How Can Different Antibody Types Be Used to Predict Peanut Allergy?

Some recent studies have reported that levels of sequential epitope-specific IgE (ses-IgE) antibodies in infants with persistent food allergies are lower than levels of IgE antibodies against a mixture of both conformational and sequential epitopes during the first year of life. ses-IgEs develop as infants get older, raising the possibility that children who develop a persistent peanut allergy later in life may have distinct epitope-specific profiles in infancy. If this is the case, it may become possible to identify infants who are at risk of developing peanut allergy via a simple blood test.

What Did the Study Show?

The authors monitored the development of ses-IgEs in 74 children who were at risk of developing peanut allergy who had either already been identified as allergic to peanut or were not yet allergic, and who were avoiding peanuts. They analysed blood samples taken when the children were aged 4–11 months, and again at 1 and 2.5 years of age.

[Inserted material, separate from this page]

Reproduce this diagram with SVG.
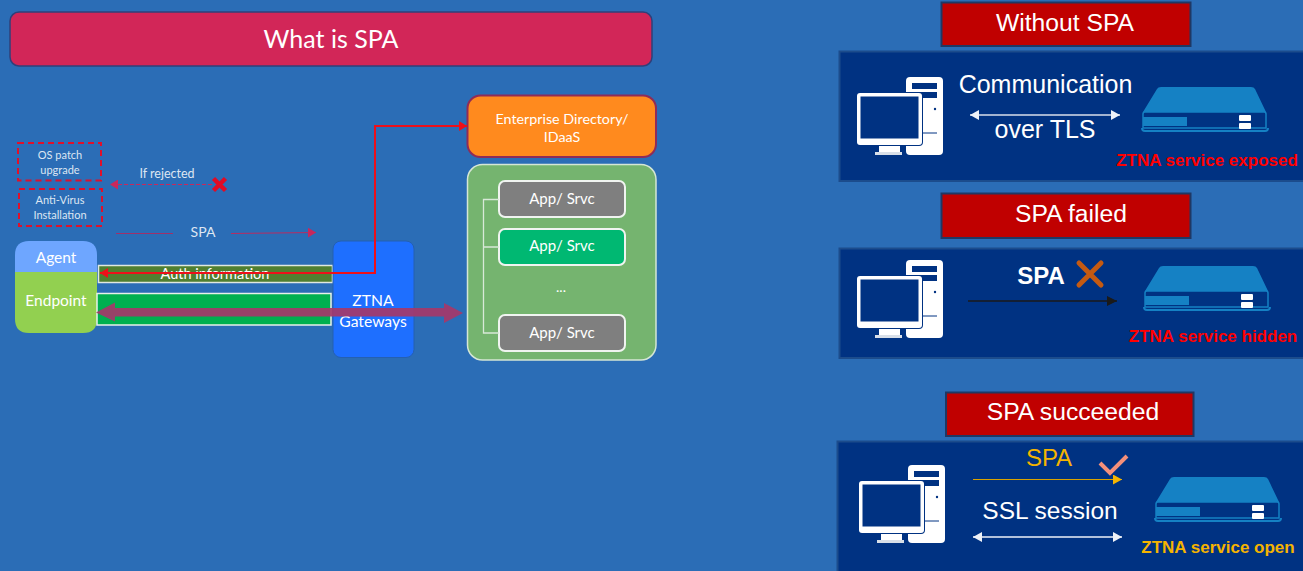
<svg xmlns="http://www.w3.org/2000/svg" width="1303" height="571" viewBox="0 0 1303 571">
<style>
.l{font-family:Lato,"Open Sans",sans-serif;fill:#fff;text-anchor:middle}
.s{fill:#dde6f2}
.r{font-family:"Liberation Sans",Arial,sans-serif;fill:#fff;text-anchor:middle}
.h{fill:#c00000;stroke:#1f3864;stroke-width:2}
.p{fill:#003282;stroke:#1c4c8c;stroke-width:2}
.b{font-weight:bold}
.dash{fill:none;stroke:#e0102a;stroke-width:2;stroke-dasharray:6 4}
.app{stroke:#f0f4f0;stroke-width:2}
.t{fill:none;stroke:#d8e8d8;stroke-width:1.3}
</style>
<defs>
<marker id="aw" markerUnits="userSpaceOnUse" markerWidth="10" markerHeight="10" refX="9" refY="5" orient="auto-start-reverse"><path d="M0 0L9 5L0 10Z" fill="#eef2f8"/></marker>
<marker id="ak" markerUnits="userSpaceOnUse" markerWidth="11" markerHeight="10" refX="10" refY="5" orient="auto"><path d="M0 0L10 5L0 10Z" fill="#1a1a1a"/></marker>
<marker id="ay" markerUnits="userSpaceOnUse" markerWidth="10" markerHeight="10" refX="9" refY="5" orient="auto"><path d="M0 0L9 5L0 10Z" fill="#f5b400"/></marker>
<marker id="ar" markerUnits="userSpaceOnUse" markerWidth="9" markerHeight="10" refX="8" refY="5" orient="auto-start-reverse"><path d="M0 0L8 5L0 10Z" fill="#ee0f1a"/></marker>
<marker id="am" markerUnits="userSpaceOnUse" markerWidth="9" markerHeight="10" refX="8" refY="5" orient="auto"><path d="M0 0L8 5L0 10Z" fill="#c8285c"/></marker>
<symbol id="pc" width="90" height="80" overflow="visible">
<rect x="49" y="0" width="37" height="78" rx="4" fill="#fff"/>
<rect x="55" y="6" width="25" height="6" fill="#003282"/>
<rect x="55" y="15" width="25" height="6" fill="#003282"/>
<circle cx="78" cy="32" r="1.2" fill="#003282"/>
<path d="M65 56H80" stroke="#003282" fill="none"/>
<rect x="-1" y="15" width="67" height="54" rx="4" fill="#003282"/>
<rect x="0" y="16" width="65" height="52" rx="3" fill="#fff"/>
<rect x="3.500" y="19.500" width="58" height="42" fill="#003282"/>
<rect x="22" y="69" width="21" height="6" fill="#fff"/>
<rect x="18" y="75" width="27" height="3" fill="#d8dfe8"/>
</symbol>
<symbol id="rt" width="130" height="46" overflow="visible">
<path d="M16 2Q17 0 20 0H110Q113 0 114 2L125 25H2Z" fill="#1581c4"/>
<path d="M2 27Q2 25 4 25H123Q125 25 125 27V41H2Z" fill="#003282" stroke="#1581c4" stroke-width="1.500"/>
<rect x="2" y="30" width="44" height="9" fill="#1581c4"/>
<rect x="98" y="28" width="12" height="6" rx="1" fill="#fff"/>
<rect x="98" y="36" width="12" height="6" rx="1" fill="#fff"/>
<path d="M1 41Q1 44 4 44H124Q127 44 127 41" fill="none" stroke="#1581c4" stroke-width="2"/>
</symbol>
</defs>
<rect width="1303" height="571" fill="#2b6db6"/>

<g id="title">
<rect x="10" y="12" width="642" height="54" rx="9" fill="#d22658" stroke="#30407a" stroke-width="1.500"/>
<text class="l" x="331" y="48" font-size="25">What is SPA</text>
</g>

<g id="os-patch">
<rect class="dash" x="18" y="143" width="83" height="37.500"/>
<text class="l s" x="60" y="159" font-size="11">OS patch</text>
<text class="l s" x="60" y="174" font-size="11">upgrade</text>
</g>
<g id="anti-virus">
<rect class="dash" x="19" y="189" width="83" height="37"/>
<text class="l s" x="60" y="204" font-size="11">Anti-Virus</text>
<text class="l s" x="60" y="219" font-size="11">Installation</text>
</g>
<g id="rejected">
<text class="l s" x="167" y="178" font-size="12.500">If rejected</text>
<path d="M213.500 178.500L225.500 190.500M225.500 178.500L213.500 190.500" stroke="#e00b25" stroke-width="4.500" fill="none"/>
</g>
<g id="spa-label"><text class="l s" x="203" y="237" font-size="14">SPA</text></g>

<g id="endpoint">
<path d="M15 272V255Q15 241 29 241H83Q97 241 97 255V272Z" fill="#6ea6ff"/>
<path d="M15 272H97V319Q97 333 83 333H29Q15 333 15 319Z" fill="#92d050"/>
<text class="l" x="56" y="263" font-size="15.500">Agent</text>
<text class="l" x="56" y="306" font-size="15.500">Endpoint</text>
</g>
<g id="auth-bar">
<rect x="98.500" y="265.500" width="234" height="17" fill="#4f7f30" stroke="#dfe8e0" stroke-width="1.500"/>
<text class="l" x="215" y="279" font-size="14.500">Auth information</text>
</g>
<g id="session-bar"><rect x="97" y="293.500" width="234" height="31.500" fill="#00b050" stroke="#e8f0ea" stroke-width="1.500"/></g>
<g id="gateway">
<rect x="333" y="241" width="81" height="116.500" rx="8" fill="#1e6fff" stroke="#2560b0"/>
<text class="l" x="373" y="306" font-size="15.700">ZTNA</text>
<text class="l" x="373" y="327" font-size="15.700">Gateways</text>
</g>
<g id="directory">
<rect x="467.500" y="95.500" width="188.500" height="61.500" rx="13" fill="#ff8a1e" stroke="#8f2c58" stroke-width="2"/>
<text class="l" x="562" y="124" font-size="14.300">Enterprise Directory/</text>
<text class="l" x="562" y="142" font-size="14.300">IDaaS</text>
</g>
<g id="apps-panel">
<rect x="467.500" y="164.500" width="188.500" height="195.500" rx="15" fill="#75b46f" stroke="#d5e6d5" stroke-width="1.500"/>
<text class="l" x="561" y="292" font-size="14">...</text>
</g>
<g id="app-1"><rect class="app" x="499" y="181" width="126" height="36" rx="6" fill="#7f7f7f"/><text class="l" x="562" y="204" font-size="15">App/ Srvc</text></g>
<g id="app-2"><rect class="app" x="499" y="229" width="126" height="36" rx="6" fill="#00b872"/><text class="l" x="562" y="251" font-size="15">App/ Srvc</text></g>
<g id="app-3"><rect class="app" x="499" y="315" width="126" height="36" rx="6" fill="#7f7f7f"/><text class="l" x="562" y="338" font-size="15">App/ Srvc</text></g>

<g id="without-spa">
<rect class="h" x="941.500" y="2.500" width="249" height="43.500"/>
<text class="r" x="1065" y="31" font-size="24.700">Without SPA</text>
<rect class="p" x="839.500" y="51.500" width="470" height="129.500"/>
<use href="#pc" x="857" y="77"/>
<use href="#rt" x="1141" y="87"/>
<text class="r" x="1045.500" y="93" font-size="25">Communication</text>
<text class="r" x="1045" y="138" font-size="25">over TLS</text>
<text class="r b" x="1207" y="166" font-size="17" style="fill:#f00">ZTNA service exposed</text>
</g>
<g id="spa-failed">
<rect class="h" x="941.500" y="193.500" width="249" height="44.500"/>
<text class="r" x="1071" y="222" font-size="24.700">SPA failed</text>
<rect class="p" x="839.500" y="248.500" width="470" height="109.500"/>
<use href="#pc" x="857" y="260"/>
<use href="#rt" x="1143" y="266"/>
<text class="r b" x="1041" y="284" font-size="24">SPA</text>
<path d="M1079 263L1101 285M1101 263L1079 285" stroke="#c55a11" stroke-width="5" stroke-linecap="round" fill="none"/>
<text class="r b" x="1213" y="342" font-size="17" style="fill:#f00">ZTNA service hidden</text>
</g>
<g id="spa-succeeded">
<rect class="h" x="946" y="392.500" width="247.500" height="43.500"/>
<text class="r" x="1073" y="420" font-size="24.700">SPA succeeded</text>
<rect class="p" x="837.500" y="441.500" width="472" height="135"/>
<use href="#pc" x="859" y="465"/>
<use href="#rt" x="1154" y="477"/>
<text class="r" x="1049" y="466" font-size="24" style="fill:#f5b400">SPA</text>
<path d="M1100 463L1110 473L1127 456" stroke="#f4907a" stroke-width="4" fill="none"/>
<text class="r" x="1050" y="519" font-size="24.500">SSL session</text>
<text class="r b" x="1218" y="553" font-size="17" style="fill:#f5b400">ZTNA service open</text>
</g>

<g id="connectors" fill="none">
<path d="M212 184.500H110" stroke="#c8285c" stroke-dasharray="4 2" marker-end="url(#am)"/>
<path d="M116 233.500H173" stroke="#a0306a"/>
<path d="M231 233.500L316 232.500" stroke="#b82c62" marker-end="url(#am)"/>
<path d="M100 273H375V126H467" stroke="#ee0f1a" stroke-width="2" marker-start="url(#ar)" marker-end="url(#ar)"/>
<path d="M96 312.500L115 302.500V308H444V303L463 313L444 323V316.500H115V321.500Z" fill="#a5386a" fill-opacity="0.92"/>
<path class="t" d="M499 199.500H483.500V333H499M483.500 247H499"/>
<path d="M970 115H1120" stroke="#d8dfea" stroke-width="1.300" marker-start="url(#aw)" marker-end="url(#aw)"/>
<path d="M968 301H1117" stroke="#1a1a1a" stroke-width="1.500" marker-end="url(#ak)"/>
<path d="M973 479.500H1122" stroke="#d9a200" stroke-width="1.200" marker-end="url(#ay)"/>
<path d="M973 537H1122" stroke="#eef2f8" stroke-width="1.300" marker-start="url(#aw)" marker-end="url(#aw)"/>
</g>
</svg>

They used a machine learning strategy (a computer system that uses algorithms and statistical models to analyse patterns of data and draw conclusions from them) to identify prognostic biomarkers (characteristics, such as molecules in your blood, that indicate what is going on in the body) that could predict whether or not a child would have an allergic response to an oral food challenge with peanut at a 5-year visit. The results showed that blood samples from children aged as young as 1 year could be used to accurately predict the outcomes of oral food challenge tests at 5 years of age. If these results can be confirmed by further studies, it may become possible for healthcare professionals to identify infants who are likely to develop persistent peanut allergy in the future, enabling them to start peanut exposure interventions early and, hopefully, prevent severe and permanent peanut allergy from developing.

Note: This post is based on an article that is not open-access; i.e., only the abstract is freely available. Furthermore, the authors of this paper make a declaration about grants, research support, consulting fees, lecture fees, etc. received from pharmaceutical companies. It is normal for authors to declare this in case it might be perceived as a conflict of interest.